The UK Government has agreed to set up a national fracking college as part of its plans to create a wave of next generation shale gas extraction engineers.
The £1.5 million National College for Onshore Oil and Gas will be headquartered in Blackpool and linked to colleges in Chester, Redcar and Cleveland, Glasgow and Portsmouth.
It will provide “high level specialist skills” needed by the industry, train teachers and regulators, run courses, carry out research as well as work with schools to encourage children to consider careers in the industry.
Business and Energy Minister Matthew Hancock said the UK “can’t afford to miss out” on shale gas opportunities.

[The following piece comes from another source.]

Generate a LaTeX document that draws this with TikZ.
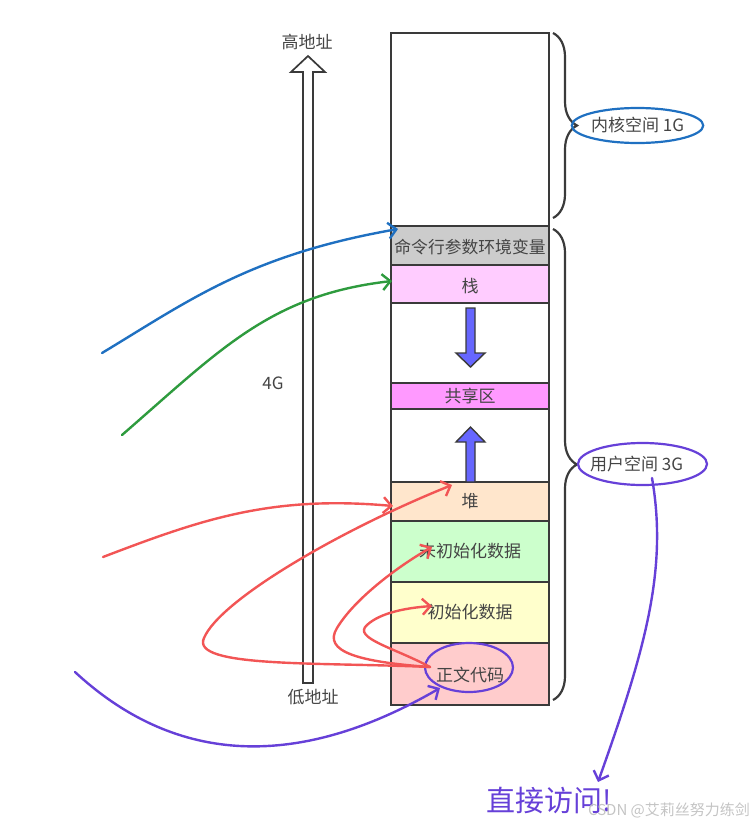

He added: “I am not prepared to pass up a once-in-a-generation economic opportunity, with the potential for industry to invest up to £33 billion in the next 15 years or so.
“Only by arming people with the skills they need to be shale specialists can we provide career opportunities for thousands of young people, boost the power and competitiveness of our firms and help the UK economy remain strong and competitive.”
The college will be jointly funded by the Department for Business, Innovation and Skills (BIS) and the UK Onshore Oil and Gas (UKOOG), which led the bid to set up the college.
Earlier this week the Government announced plans to set up a sovereign wealth fund with future revenues from the extraction of shale gas.